When the former Lexington high school basketball star enters Rupp Arena on Saturday for the first time as a college coach, the South Carolina head man will take just a second and bask in the moment.
"I don't know that I'll dwell on it for very long. I can't. I have a job to do," Horn said Thursday. "But, sure, there is a special element to it."
For the family and friends of the former Tates Creek High School star here in Lexington, the word special doesn't begin to do Saturday's Kentucky-South Carolina game justice.
Try weird. Surreal. Exciting. And really, really different.

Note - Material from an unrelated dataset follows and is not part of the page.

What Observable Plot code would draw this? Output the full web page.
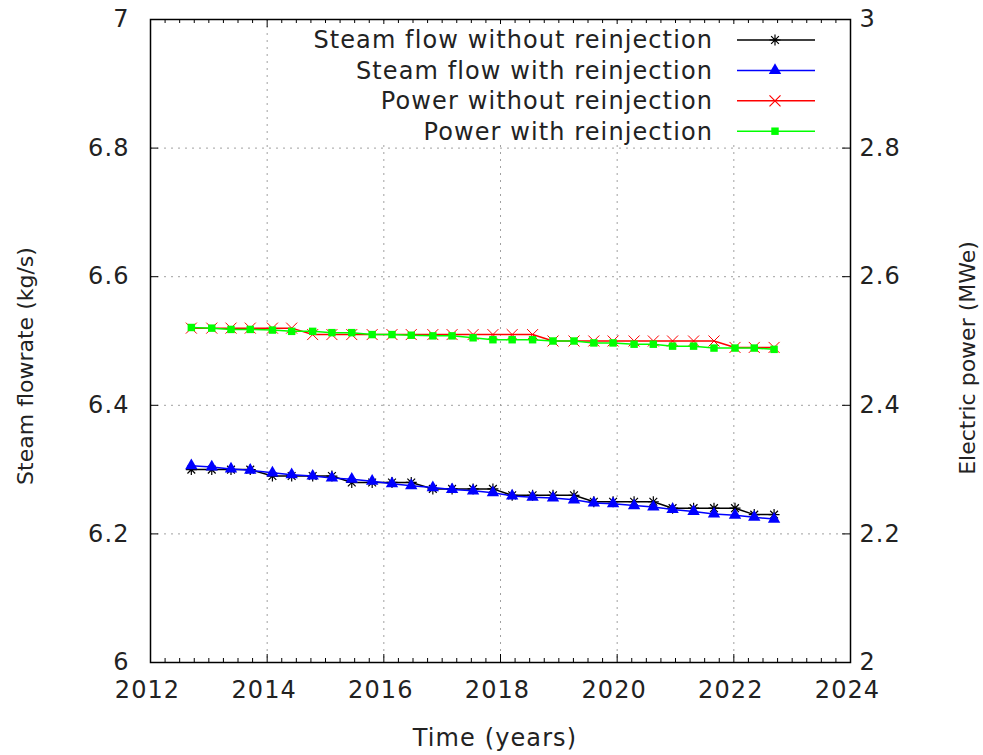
<!DOCTYPE html>
<html>
<head>
<meta charset="utf-8">
<script src="https://cdn.jsdelivr.net/npm/d3@7"></script>
<script src="https://cdn.jsdelivr.net/npm/@observablehq/plot@0.6"></script>
<style>
  html, body { margin: 0; padding: 0; background: #fff; }
  svg { display: block; }
</style>
</head>
<body>
<script>
// ---------- data ----------
const years = [2012.70, 2013.05, 2013.38, 2013.71, 2014.09, 2014.42, 2014.78, 2015.11, 2015.45, 2015.80,
               2016.14, 2016.47, 2016.84, 2017.17, 2017.53, 2017.87, 2018.20, 2018.55, 2018.90, 2019.26,
               2019.60, 2019.93, 2020.29, 2020.62, 2020.95, 2021.31, 2021.66, 2022.02, 2022.35, 2022.69];
const steamWithout = [6.30, 6.30, 6.30, 6.30, 6.29, 6.29, 6.29, 6.29, 6.28, 6.28,
                      6.28, 6.28, 6.27, 6.27, 6.27, 6.27, 6.26, 6.26, 6.26, 6.26,
                      6.25, 6.25, 6.25, 6.25, 6.24, 6.24, 6.24, 6.24, 6.23, 6.23];
const steamWith = [6.306, 6.304, 6.301, 6.299, 6.295, 6.292, 6.290, 6.287, 6.285, 6.282,
                   6.278, 6.275, 6.272, 6.269, 6.267, 6.264, 6.259, 6.257, 6.256, 6.253,
                   6.248, 6.247, 6.244, 6.242, 6.238, 6.235, 6.231, 6.229, 6.226, 6.223];
const powerWithout = [2.52, 2.52, 2.52, 2.52, 2.52, 2.52, 2.51, 2.51, 2.51, 2.51,
                      2.51, 2.51, 2.51, 2.51, 2.51, 2.51, 2.51, 2.51, 2.50, 2.50,
                      2.50, 2.50, 2.50, 2.50, 2.50, 2.50, 2.50, 2.49, 2.49, 2.49];
const powerWith = [2.521, 2.520, 2.518, 2.518, 2.517, 2.515, 2.515, 2.513, 2.513, 2.510,
                   2.510, 2.509, 2.508, 2.508, 2.505, 2.502, 2.502, 2.502, 2.500, 2.500,
                   2.497, 2.497, 2.495, 2.495, 2.492, 2.492, 2.489, 2.489, 2.489, 2.487];

const seriesNames = ["Steam flow without reinjection", "Steam flow with reinjection",
                     "Power without reinjection", "Power with reinjection"];
const xTickValues = [2012, 2014, 2016, 2018, 2020, 2022, 2024];
const yLeftTicks = [6, 6.2, 6.4, 6.6, 6.8, 7];
const yRightTicks = [2, 2.2, 2.4, 2.6, 2.8, 3];
const xLabel = "Time (years)";
const yLeftLabel = "Steam flowrate (kg/s)";
const yRightLabel = "Electric power (MWe)";

// right axis (power) shares the left scale with a constant shift
const axisShift = yLeftTicks[0] - yRightTicks[0];

// ---------- layout / style ----------
const W = 983, H = 755;
const mL = 150, mR = 133, mT = 19, mB = 93;
const plotW = W - mL - mR, plotH = H - mT - mB;
const FONT = "DejaVu Sans";
const FS = 24;
const LS = "1.1px";
const FS_ROT = 22;
const TEXT = "#222";
const colors = ["#000000", "#0000ff", "#ff0000", "#00ff00"];

const asterisk = {
  draw(ctx, size) {
    const r = Math.sqrt(size / Math.PI);
    const d = r * Math.SQRT1_2;
    ctx.moveTo(-r, 0); ctx.lineTo(r, 0);
    ctx.moveTo(0, -r); ctx.lineTo(0, r);
    ctx.moveTo(-d, -d); ctx.lineTo(d, d);
    ctx.moveTo(-d, d); ctx.lineTo(d, -d);
  }
};
const times = {
  draw(ctx, size) {
    const r = Math.sqrt(size / Math.PI);
    ctx.moveTo(-r, -r); ctx.lineTo(r, r);
    ctx.moveTo(-r, r); ctx.lineTo(r, -r);
  }
};

const rows = (vals, shift) => years.map((t, i) => ({t, v: vals[i] + shift}));
const s1 = rows(steamWithout, 0);
const s2 = rows(steamWith, 0);
const s3 = rows(powerWithout, axisShift);
const s4 = rows(powerWith, axisShift);

const minorX = d3.range(xTickValues[0], xTickValues[xTickValues.length - 1] + 1e-9, 0.25)
  .filter(v => !xTickValues.some(m => Math.abs(m - v) < 1e-6));
const gridX = xTickValues.slice(1, -1);
const gridY = yLeftTicks.slice(1, -1);

const chart = Plot.plot({
  width: W, height: H,
  marginLeft: mL, marginRight: mR, marginTop: mT, marginBottom: mB,
  style: {fontFamily: FONT, fontSize: FS + "px", background: "#fff", color: TEXT, letterSpacing: LS},
  x: {domain: [xTickValues[0], xTickValues[xTickValues.length - 1]]},
  y: {domain: [yLeftTicks[0], yLeftTicks[yLeftTicks.length - 1]]},
  marks: [
    Plot.ruleX(gridX, {x: d => d, stroke: "#a0a0a0", strokeWidth: 1, strokeDasharray: "2,5"}),
    Plot.ruleY(gridY, {y: d => d, stroke: "#a0a0a0", strokeWidth: 1, strokeDasharray: "2,5"}),
    // minor ticks (bottom + top)
    Plot.ruleX(minorX, {x: d => d, insetTop: plotH - 4, stroke: "#000"}),
    Plot.ruleX(minorX, {x: d => d, insetBottom: plotH - 4, stroke: "#000"}),
    // major ticks
    Plot.ruleX(xTickValues, {x: d => d, insetTop: plotH - 8, stroke: "#000"}),
    Plot.ruleX(xTickValues, {x: d => d, insetBottom: plotH - 8, stroke: "#000"}),
    Plot.ruleY(yLeftTicks, {y: d => d, insetRight: plotW - 8, stroke: "#000"}),
    Plot.ruleY(yLeftTicks, {y: d => d, insetLeft: plotW - 8, stroke: "#000"}),
    // series
    Plot.line(s1, {x: "t", y: "v", stroke: colors[0], strokeWidth: 1.5}),
    Plot.dot(s1, {x: "t", y: "v", symbol: asterisk, r: 5.5, stroke: colors[0], fill: "none", strokeWidth: 1.2}),
    Plot.line(s2, {x: "t", y: "v", stroke: colors[1], strokeWidth: 1.5}),
    Plot.dot(s2, {x: "t", y: "v", symbol: "triangle", r: 4.6, fill: colors[1], stroke: "none"}),
    Plot.line(s3, {x: "t", y: "v", stroke: colors[2], strokeWidth: 1.5}),
    Plot.dot(s3, {x: "t", y: "v", symbol: times, r: 5.5, stroke: colors[2], fill: "none", strokeWidth: 1}),
    Plot.line(s4, {x: "t", y: "v", stroke: colors[3], strokeWidth: 1.5}),
    Plot.dot(s4, {x: "t", y: "v", symbol: "square", r: 4.2, fill: colors[3], stroke: "none"}),
    // axes (labels only, ticks drawn inward above)
    Plot.axisX(xTickValues, {tickSize: 0, tickPadding: 18, tickFormat: d => String(d), label: null, dx: -3}),
    Plot.axisY(yLeftTicks, {anchor: "left", tickSize: 0, tickPadding: 21, tickFormat: d => String(d), label: null}),
    Plot.axisY(yLeftTicks, {anchor: "right", tickSize: 0, tickPadding: 9,
      tickFormat: d => String(yRightTicks[yLeftTicks.indexOf(d)]), label: null}),
    Plot.frame({stroke: "#000", strokeWidth: 1.5})
  ]
});

const svg = d3.select(chart);
// axis titles
svg.append("text").text(xLabel)
  .attr("x", mL + plotW / 2 - 5).attr("y", H - 9)
  .attr("text-anchor", "middle").attr("font-family", FONT).attr("font-size", FS)
  .attr("letter-spacing", LS).attr("fill", TEXT);
svg.append("text").text(yLeftLabel)
  .attr("transform", `translate(${33},${366}) rotate(-90)`)
  .attr("text-anchor", "middle").attr("font-family", FONT).attr("font-size", FS_ROT)
  .attr("letter-spacing", "0px").attr("fill", TEXT);
svg.append("text").text(yRightLabel)
  .attr("transform", `translate(${975},${358}) rotate(-90)`)
  .attr("text-anchor", "middle").attr("font-family", FONT).attr("font-size", FS_ROT)
  .attr("letter-spacing", "0px").attr("fill", TEXT);

// legend (opaque key box, no border)
const legendSymbols = [
  {sym: asterisk, size: Math.PI * 5.5 * 5.5, fill: "none", stroke: true},
  {sym: d3.symbolTriangle, size: Math.PI * 4.6 * 4.6, fill: true, stroke: false},
  {sym: times, size: Math.PI * 5.5 * 5.5, fill: "none", stroke: true},
  {sym: d3.symbolSquare, size: Math.PI * 4.2 * 4.2, fill: true, stroke: false}
];
const lg = svg.insert("g", () => chart.querySelector("g[aria-label='line']"));
lg.append("rect").attr("x", 300).attr("y", 24).attr("width", 530).attr("height", 121).attr("fill", "#fff");
seriesNames.forEach((name, i) => {
  const y = 40 + i * 30.4;
  lg.append("text").text(name)
    .attr("x", 713).attr("y", y).attr("dy", "0.35em")
    .attr("text-anchor", "end").attr("font-family", FONT).attr("font-size", FS)
    .attr("letter-spacing", LS).attr("fill", TEXT);
  lg.append("line").attr("x1", 737).attr("x2", 815).attr("y1", y).attr("y2", y)
    .attr("stroke", colors[i]).attr("stroke-width", 1.5);
  const s = legendSymbols[i];
  lg.append("path").attr("d", d3.symbol(s.sym, s.size)())
    .attr("transform", `translate(775,${y})`)
    .attr("fill", s.fill === true ? colors[i] : "none")
    .attr("stroke", s.stroke ? colors[i] : "none")
    .attr("stroke-width", 1.2);
});

document.body.appendChild(chart);
</script>
</body>
</html>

"Oh man, it is, it's going to be weird," said Greg Horn, a Lexington minister and the Carolina coach's oldest brother. "I'm really in a unique situation because when I was in college I lived in Wildcat Lodge for three years."
Missy Hardin, Darrin Horn's older sister, said, "You have to understand. We grew up UK all the way. To think, now my kid brother is coming back to lead a team into Rupp Arena. It's hard to believe, really."

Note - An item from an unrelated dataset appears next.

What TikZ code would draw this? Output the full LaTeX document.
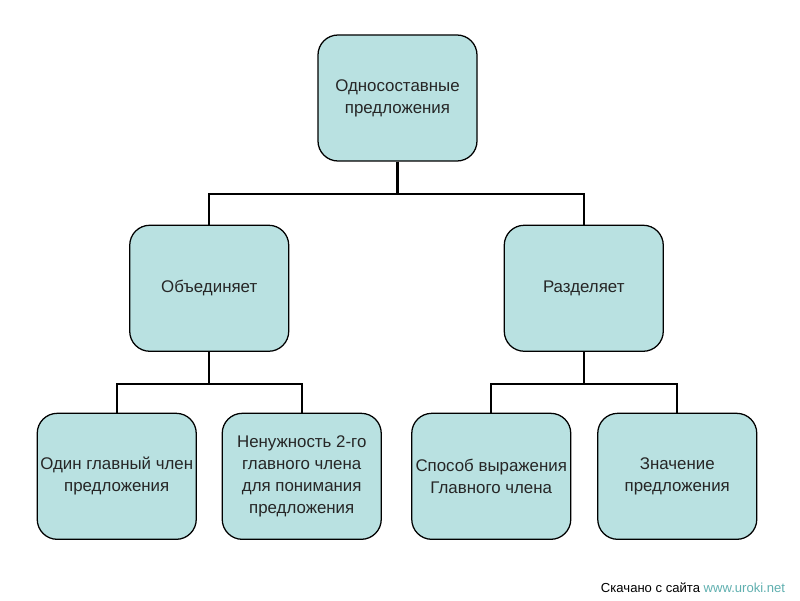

Basketball fans in Kentucky need no reintroduction to Darrin Horn. In 1991, he was an overachieving guard who led an overachieving Tates Creek team to the finals of the 1991 state tournament.
There, the Commodores lost a heartbreaker to a Fairdale team winning its second straight state title. Not recruited by UK, Horn went to Western Kentucky where he became a starter for Ralph Willard on the Hilltoppers team that advanced to the NCAA round of 16 in 1993.
WKU fans still get a bit of a glow recalling the last-second bomb from the deep corner Horn hit to beat Louisville by a point (78-77) in Freedom Hall in 1993.
In retrospect, it seems inevitable that a player known for leadership and performance under pressure would head into coaching.
When he was the senior star at Tates Creek in 1991, Horn spent his free time helping coach the school's freshman team, recalls his high school coach, Nolan Barger.
Chris O'Bryan, who played with Horn on the '91 state runners-up, recalled a specific moment from the Sweet Sixteen championship game.
"We were down three, there were 14 seconds to go and we were coming out of a timeout," O'Bryan said. "After Coach Barger was through talking to us, Darrin gathered everyone around and said, 'We're going to win this game and this is how we're going to do it.'
"Now that isn't how it turned out. But I'll never forget, a lot of us, maybe, were a little nervous. After Darrin spoke, he had a calming effect on all of us. From that point, I always thought, whatever he did, he would end up in a leadership role."
There was another aspect of Horn's time at Tates Creek that might have foretold the people skills necessary to succeed in big-time college coaching.
"Darrin was a good-looking guy, he was the star of the basketball team and the most popular kid in our school," said O'Bryan, now the head basketball coach at East Jessamine High. "But he went out of his way to make everybody feel like he was their friend. He included everybody."
Still, what seems inevitable in hindsight did not necessarily seem so in real time. Those who knew Darrin Horn back then say they did not necessarily think his choice would be basketball as a career.
"I thought he would go into business," said Ed Horn of the youngest of his and wife Lois' four children. "I didn't know exactly what line, but I thought he would be a businessman."
(The fourth Horn sibling, Missy's twin brother Michael, is a Lexington oncologist.)
Said Greg Horn: "When he was little, I can't say I thought Darrin would go into coaching. I didn't. But, you know, we really should have seen it. Darrin wasn't the best athlete, but he was always a team leader. Kids would follow him, they always have."
The road to Rupp
Darrin Horn's path to becoming an SEC head coach started at Western, where he helped coach after his playing days were done.
When Kyle Macy became head coach at Morehead State in 1997, he brought Horn east as an assistant.